### Goal of the exercise
Each entry here needs to be set down again exactly, please; pictures are left out.

### Records with drawing code

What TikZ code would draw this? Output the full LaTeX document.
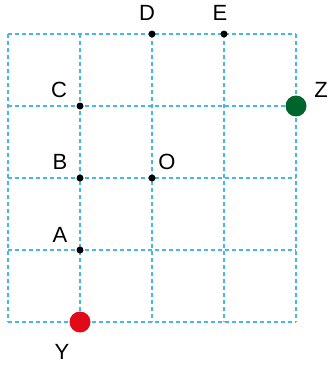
\documentclass[tikz,border=0pt]{standalone}
\usepackage{fontspec}
\setmainfont{Liberation Sans}
\definecolor{gridc}{RGB}{70,185,225}
\definecolor{redc}{RGB}{225,10,25}
\definecolor{greenc}{RGB}{0,100,45}
\begin{document}
\begin{tikzpicture}[x=1pt,y=-1pt,
  gridline/.style={gridc,line width=1.1pt,dash pattern=on 4pt off 3pt},
  dot/.style={circle,fill=black,inner sep=0pt,minimum size=7pt},
  bigdot/.style={circle,inner sep=0pt,minimum size=21pt},
  lab/.style={font=\fontsize{22}{22}\selectfont,inner sep=0pt}]
\useasboundingbox (0,0) rectangle (330,367);
\foreach \x in {8,80,152,224,296} \draw[gridline] (\x,34) -- (\x,322);
\foreach \y in {34,106,178,250,322} \draw[gridline] (8,\y) -- (296,\y);
\node[dot] (D) at (152,34) {};
\node[dot] (E) at (224,34) {};
\node[dot] (C) at (80,106) {};
\node[dot] (B) at (80,178) {};
\node[dot] (O) at (152,178) {};
\node[dot] (A) at (80,250) {};
\node[bigdot,fill=redc] (Y) at (80,322) {};
\node[bigdot,fill=greenc] (Z) at (296,106) {};
\node[lab] (lD) at (147,13) {D};
\node[lab] (lE) at (220,13) {E};
\node[lab] (lC) at (59,90) {C};
\node[lab] (lB) at (60,162) {B};
\node[lab] (lO) at (167,162) {O};
\node[lab] (lA) at (60,235) {A};
\node[lab] (lY) at (62,352) {Y};
\node[lab] (lZ) at (321,90) {Z};
\end{tikzpicture}
\end{document}
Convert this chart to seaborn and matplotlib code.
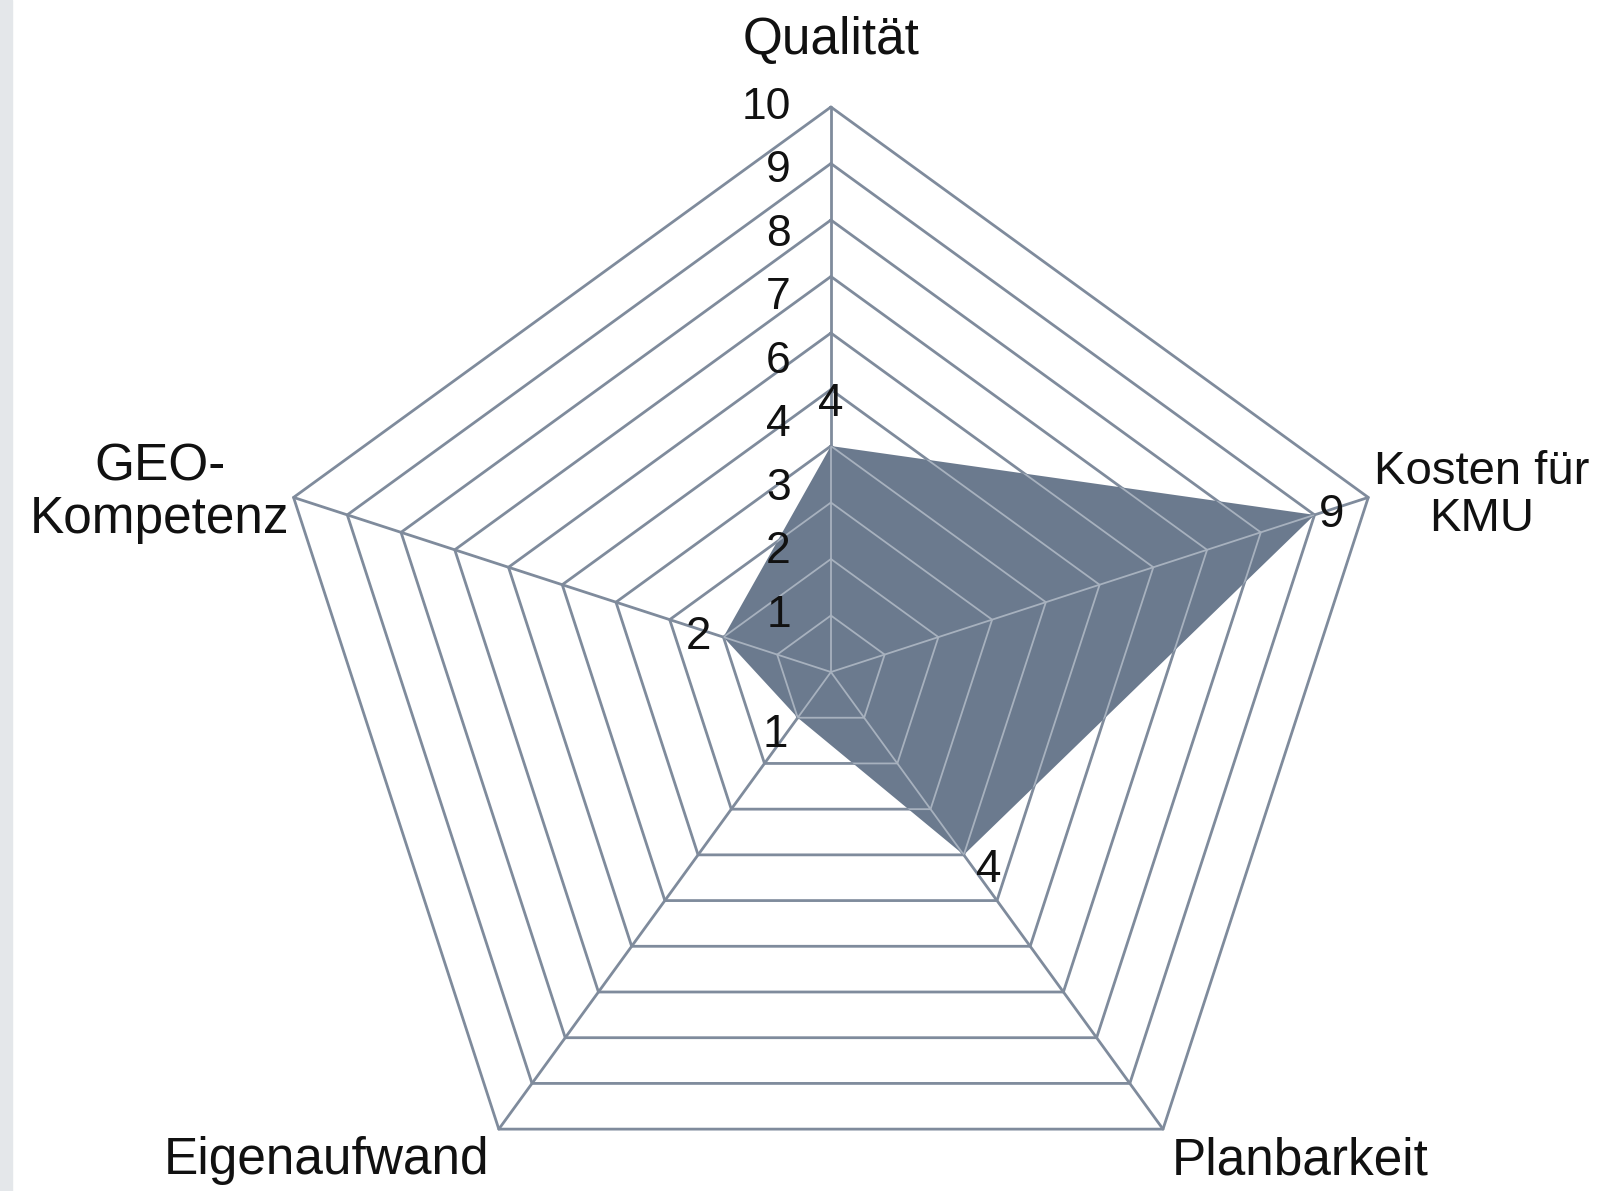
import numpy as np
import matplotlib
matplotlib.use("Agg")
import matplotlib.pyplot as plt
from matplotlib.patches import Rectangle
import seaborn as sns

# data
categories = ["Qualität", "Kosten für\nKMU", "Planbarkeit", "Eigenaufwand", "GEO-\nKompetenz"]
values = [4, 9, 4, 1, 2]
rings = [1, 2, 3, 4, 5, 6, 7, 8, 9, 10]
tick_labels = ["10", "9", "8", "7", "6", "4", "3", "2", "1"]

sns.set_theme(style="white")
plt.rcParams["font.family"] = ["Liberation Sans", "DejaVu Sans"]

grid_col = "#7f8b9c"
grid_in = "#a7b1be"
fill_col = "#6b7a8e"

fig = plt.figure(figsize=(16.24, 11.91), dpi=100)
fig.patches.append(Rectangle((0, 0), 12 / 1624, 1, transform=fig.transFigure,
                             color="#e4e7ea", zorder=0))
ax = fig.add_axes([0.1533, -0.0529, 0.7167, 0.9773], projection="polar")
ax.set_theta_offset(np.pi / 2)
ax.set_theta_direction(-1)
ax.set_ylim(0, 10.3)
ax.axis("off")

n = len(categories)
angles = np.linspace(0, 2 * np.pi, n, endpoint=False)
closed = np.append(angles, angles[0])

# grid below fill
for r in rings:
    ax.plot(closed, [r] * (n + 1), color=grid_col, lw=2.0, zorder=1, clip_on=False)
for a in angles:
    ax.plot([a, a], [0, rings[-1]], color=grid_col, lw=2.0, zorder=1, clip_on=False)

# data polygon
vals = np.append(values, values[0])
poly = ax.fill(closed, vals, color=fill_col, alpha=1.0, zorder=2, lw=0)[0]

# lighter grid on top of fill, clipped to polygon
for r in rings:
    ln, = ax.plot(closed, [r] * (n + 1), color=grid_in, lw=1.3, zorder=3)
    ln.set_clip_path(poly)
for a in angles:
    ln, = ax.plot([a, a], [0, rings[-1]], color=grid_in, lw=1.3, zorder=3)
    ln.set_clip_path(poly)

# radial tick labels (evenly spaced as in the original)
for lab, r in zip(tick_labels, np.linspace(10, 1, len(tick_labels))):
    ax.annotate(lab, xy=(0, r), xytext=(-40, 0), textcoords="offset pixels",
                ha="right", va="center", fontsize=32, color="#111111",
                annotation_clip=False)

# category labels
cat_off = [(0, 42, "center", "bottom", 37), (6, 2, "left", "center", 34),
           (137, -7, "center", "top", 37), (-172, -7, "center", "top", 37),
           (-4, 4, "right", "center", 37)]
for a, lab, (dx, dy, ha, va, fs) in zip(angles, categories, cat_off):
    ax.annotate(lab, xy=(a, 10), xytext=(dx, dy), textcoords="offset pixels",
                ha=ha, va=va, multialignment="center", fontsize=fs,
                color="#111111", linespacing=1.1, annotation_clip=False)

# value labels
val_off = [(0, 20, "center", "bottom"), (4, 0, "left", "center"),
           (12, -15, "left", "center"), (-10, -17, "right", "center"),
           (-12, 0, "right", "center")]
for a, v, (dx, dy, ha, va) in zip(angles, values, val_off):
    ax.annotate(str(v), xy=(a, v), xytext=(dx, dy), textcoords="offset pixels",
                ha=ha, va=va, fontsize=33, color="#111111", zorder=5,
                annotation_clip=False)

fig.savefig("out.png", dpi=100, facecolor="white")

### Correct result
What TikZ code would draw this? Output the full LaTeX document.
\documentclass[tikz,border=0pt]{standalone}
\usepackage{fontspec}
\setmainfont{Liberation Sans}
\definecolor{gridc}{RGB}{70,185,225}
\definecolor{redc}{RGB}{225,10,25}
\definecolor{greenc}{RGB}{0,100,45}
\begin{document}
\begin{tikzpicture}[x=1pt,y=-1pt,
  gridline/.style={gridc,line width=1.1pt,dash pattern=on 4pt off 3pt},
  dot/.style={circle,fill=black,inner sep=0pt,minimum size=7pt},
  bigdot/.style={circle,inner sep=0pt,minimum size=21pt},
  lab/.style={font=\fontsize{22}{22}\selectfont,inner sep=0pt}]
\useasboundingbox (0,0) rectangle (330,367);
\foreach \x in {8,80,152,224,296} \draw[gridline] (\x,34) -- (\x,322);
\foreach \y in {34,106,178,250,322} \draw[gridline] (8,\y) -- (296,\y);
\node[dot] (D) at (152,34) {};
\node[dot] (E) at (224,34) {};
\node[dot] (C) at (80,106) {};
\node[dot] (B) at (80,178) {};
\node[dot] (O) at (152,178) {};
\node[dot] (A) at (80,250) {};
\node[bigdot,fill=redc] (Y) at (80,322) {};
\node[bigdot,fill=greenc] (Z) at (296,106) {};
\node[lab] (lD) at (147,13) {D};
\node[lab] (lE) at (220,13) {E};
\node[lab] (lC) at (59,90) {C};
\node[lab] (lB) at (60,162) {B};
\node[lab] (lO) at (167,162) {O};
\node[lab] (lA) at (60,235) {A};
\node[lab] (lY) at (62,352) {Y};
\node[lab] (lZ) at (321,90) {Z};
\end{tikzpicture}
\end{document}
Convert this chart to seaborn and matplotlib code.
import numpy as np
import matplotlib
matplotlib.use("Agg")
import matplotlib.pyplot as plt
from matplotlib.patches import Rectangle
import seaborn as sns

# data
categories = ["Qualität", "Kosten für\nKMU", "Planbarkeit", "Eigenaufwand", "GEO-\nKompetenz"]
values = [4, 9, 4, 1, 2]
rings = [1, 2, 3, 4, 5, 6, 7, 8, 9, 10]
tick_labels = ["10", "9", "8", "7", "6", "4", "3", "2", "1"]

sns.set_theme(style="white")
plt.rcParams["font.family"] = ["Liberation Sans", "DejaVu Sans"]

grid_col = "#7f8b9c"
grid_in = "#a7b1be"
fill_col = "#6b7a8e"

fig = plt.figure(figsize=(16.24, 11.91), dpi=100)
fig.patches.append(Rectangle((0, 0), 12 / 1624, 1, transform=fig.transFigure,
                             color="#e4e7ea", zorder=0))
ax = fig.add_axes([0.1533, -0.0529, 0.7167, 0.9773], projection="polar")
ax.set_theta_offset(np.pi / 2)
ax.set_theta_direction(-1)
ax.set_ylim(0, 10.3)
ax.axis("off")

n = len(categories)
angles = np.linspace(0, 2 * np.pi, n, endpoint=False)
closed = np.append(angles, angles[0])

# grid below fill
for r in rings:
    ax.plot(closed, [r] * (n + 1), color=grid_col, lw=2.0, zorder=1, clip_on=False)
for a in angles:
    ax.plot([a, a], [0, rings[-1]], color=grid_col, lw=2.0, zorder=1, clip_on=False)

# data polygon
vals = np.append(values, values[0])
poly = ax.fill(closed, vals, color=fill_col, alpha=1.0, zorder=2, lw=0)[0]

# lighter grid on top of fill, clipped to polygon
for r in rings:
    ln, = ax.plot(closed, [r] * (n + 1), color=grid_in, lw=1.3, zorder=3)
    ln.set_clip_path(poly)
for a in angles:
    ln, = ax.plot([a, a], [0, rings[-1]], color=grid_in, lw=1.3, zorder=3)
    ln.set_clip_path(poly)

# radial tick labels (evenly spaced as in the original)
for lab, r in zip(tick_labels, np.linspace(10, 1, len(tick_labels))):
    ax.annotate(lab, xy=(0, r), xytext=(-40, 0), textcoords="offset pixels",
                ha="right", va="center", fontsize=32, color="#111111",
                annotation_clip=False)

# category labels
cat_off = [(0, 42, "center", "bottom", 37), (6, 2, "left", "center", 34),
           (137, -7, "center", "top", 37), (-172, -7, "center", "top", 37),
           (-4, 4, "right", "center", 37)]
for a, lab, (dx, dy, ha, va, fs) in zip(angles, categories, cat_off):
    ax.annotate(lab, xy=(a, 10), xytext=(dx, dy), textcoords="offset pixels",
                ha=ha, va=va, multialignment="center", fontsize=fs,
                color="#111111", linespacing=1.1, annotation_clip=False)

# value labels
val_off = [(0, 20, "center", "bottom"), (4, 0, "left", "center"),
           (12, -15, "left", "center"), (-10, -17, "right", "center"),
           (-12, 0, "right", "center")]
for a, v, (dx, dy, ha, va) in zip(angles, values, val_off):
    ax.annotate(str(v), xy=(a, v), xytext=(dx, dy), textcoords="offset pixels",
                ha=ha, va=va, fontsize=33, color="#111111", zorder=5,
                annotation_clip=False)

fig.savefig("out.png", dpi=100, facecolor="white")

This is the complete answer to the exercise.